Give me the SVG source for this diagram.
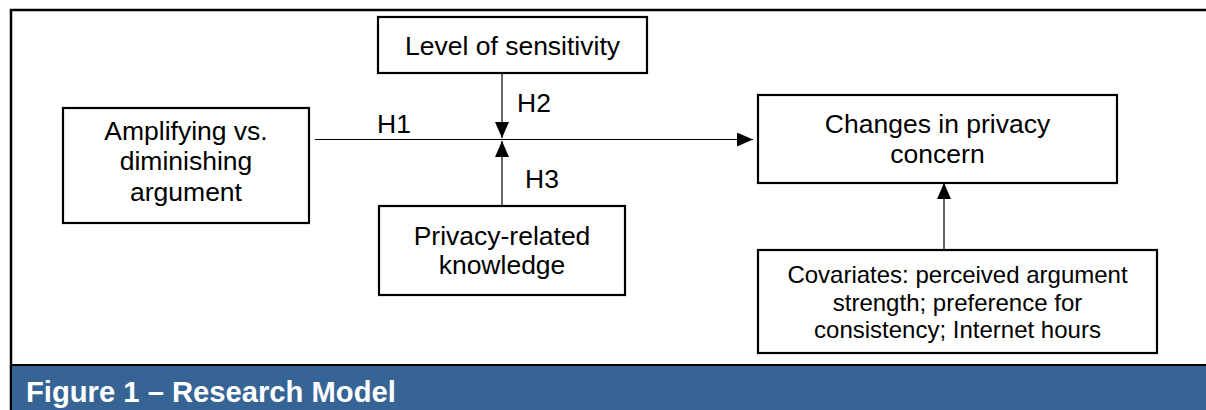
<svg xmlns="http://www.w3.org/2000/svg" width="1206" height="410" viewBox="0 0 1206 410">
<style>
.box{fill:#fff;stroke:#000;stroke-width:2.2}
.t{font-family:"Liberation Sans",Arial,sans-serif;font-size:26.5px;fill:#000;text-anchor:middle}
.s{font-size:24px}
.h{font-family:"Liberation Sans",Arial,sans-serif;font-size:26.5px;fill:#000}
.c{stroke:#000;stroke-width:1.2;fill:none}
</style>
<defs>
<marker id="ah" viewBox="0 0 16 14" refX="16" refY="7" markerWidth="16" markerHeight="14" markerUnits="userSpaceOnUse" orient="auto">
<path d="M0,0 L16,7 L0,14 Z" fill="#000"/>
</marker>
</defs>
<rect x="0" y="0" width="1206" height="410" fill="#fff"/>
<g id="frame">
<path d="M11,410 V10 H1206" fill="none" stroke="#000" stroke-width="2.5"/>
<rect x="12" y="365" width="1194" height="45" fill="#366494"/>
<line x1="11" y1="365" x2="1206" y2="365" stroke="#000" stroke-width="2"/>
<text x="26" y="402" font-family="'Liberation Sans',Arial,sans-serif" font-size="29.2" font-weight="bold" fill="#fff">Figure 1 – Research Model</text>
</g>
<g id="connectors">
<line class="c" x1="315" y1="139.5" x2="753" y2="139.5" marker-end="url(#ah)"/>
<line class="c" x1="502" y1="73" x2="502" y2="138" marker-end="url(#ah)"/>
<line class="c" x1="502" y1="205" x2="502" y2="141" marker-end="url(#ah)"/>
<line class="c" x1="944" y1="250" x2="944" y2="183" marker-end="url(#ah)"/>
<text class="h" x="377" y="133">H1</text>
<text class="h" x="517" y="112">H2</text>
<text class="h" x="525" y="188">H3</text>
</g>
<g id="amplifying">
<rect class="box" x="63" y="108" width="246" height="115"/>
<text class="t" x="186" y="140">Amplifying vs.</text>
<text class="t" x="186" y="170">diminishing</text>
<text class="t" x="186" y="201">argument</text>
</g>
<g id="sensitivity">
<rect class="box" x="378" y="17" width="269" height="56"/>
<text class="t" x="512.5" y="55">Level of sensitivity</text>
</g>
<g id="knowledge">
<rect class="box" x="379" y="206" width="246" height="89"/>
<text class="t" x="502" y="245">Privacy-related</text>
<text class="t" x="502" y="274">knowledge</text>
</g>
<g id="changes">
<rect class="box" x="758" y="95" width="359" height="88"/>
<text class="t" x="937.5" y="133">Changes in privacy</text>
<text class="t" x="937.5" y="163">concern</text>
</g>
<g id="covariates">
<rect class="box" x="758" y="250" width="399" height="103"/>
<text class="t s" x="957.5" y="283">Covariates: perceived argument</text>
<text class="t s" x="957.5" y="311">strength; preference for</text>
<text class="t s" x="957.5" y="338">consistency; Internet hours</text>
</g>
</svg>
○ ○ ○ ○ ○ ○ ○
■ **Instructions to follow**
Copy the whole of the material above exactly, but not its images.

■ **Full solution**
Give me the SVG source for this diagram.
<svg xmlns="http://www.w3.org/2000/svg" width="1206" height="410" viewBox="0 0 1206 410">
<style>
.box{fill:#fff;stroke:#000;stroke-width:2.2}
.t{font-family:"Liberation Sans",Arial,sans-serif;font-size:26.5px;fill:#000;text-anchor:middle}
.s{font-size:24px}
.h{font-family:"Liberation Sans",Arial,sans-serif;font-size:26.5px;fill:#000}
.c{stroke:#000;stroke-width:1.2;fill:none}
</style>
<defs>
<marker id="ah" viewBox="0 0 16 14" refX="16" refY="7" markerWidth="16" markerHeight="14" markerUnits="userSpaceOnUse" orient="auto">
<path d="M0,0 L16,7 L0,14 Z" fill="#000"/>
</marker>
</defs>
<rect x="0" y="0" width="1206" height="410" fill="#fff"/>
<g id="frame">
<path d="M11,410 V10 H1206" fill="none" stroke="#000" stroke-width="2.5"/>
<rect x="12" y="365" width="1194" height="45" fill="#366494"/>
<line x1="11" y1="365" x2="1206" y2="365" stroke="#000" stroke-width="2"/>
<text x="26" y="402" font-family="'Liberation Sans',Arial,sans-serif" font-size="29.2" font-weight="bold" fill="#fff">Figure 1 – Research Model</text>
</g>
<g id="connectors">
<line class="c" x1="315" y1="139.5" x2="753" y2="139.5" marker-end="url(#ah)"/>
<line class="c" x1="502" y1="73" x2="502" y2="138" marker-end="url(#ah)"/>
<line class="c" x1="502" y1="205" x2="502" y2="141" marker-end="url(#ah)"/>
<line class="c" x1="944" y1="250" x2="944" y2="183" marker-end="url(#ah)"/>
<text class="h" x="377" y="133">H1</text>
<text class="h" x="517" y="112">H2</text>
<text class="h" x="525" y="188">H3</text>
</g>
<g id="amplifying">
<rect class="box" x="63" y="108" width="246" height="115"/>
<text class="t" x="186" y="140">Amplifying vs.</text>
<text class="t" x="186" y="170">diminishing</text>
<text class="t" x="186" y="201">argument</text>
</g>
<g id="sensitivity">
<rect class="box" x="378" y="17" width="269" height="56"/>
<text class="t" x="512.5" y="55">Level of sensitivity</text>
</g>
<g id="knowledge">
<rect class="box" x="379" y="206" width="246" height="89"/>
<text class="t" x="502" y="245">Privacy-related</text>
<text class="t" x="502" y="274">knowledge</text>
</g>
<g id="changes">
<rect class="box" x="758" y="95" width="359" height="88"/>
<text class="t" x="937.5" y="133">Changes in privacy</text>
<text class="t" x="937.5" y="163">concern</text>
</g>
<g id="covariates">
<rect class="box" x="758" y="250" width="399" height="103"/>
<text class="t s" x="957.5" y="283">Covariates: perceived argument</text>
<text class="t s" x="957.5" y="311">strength; preference for</text>
<text class="t s" x="957.5" y="338">consistency; Internet hours</text>
</g>
</svg>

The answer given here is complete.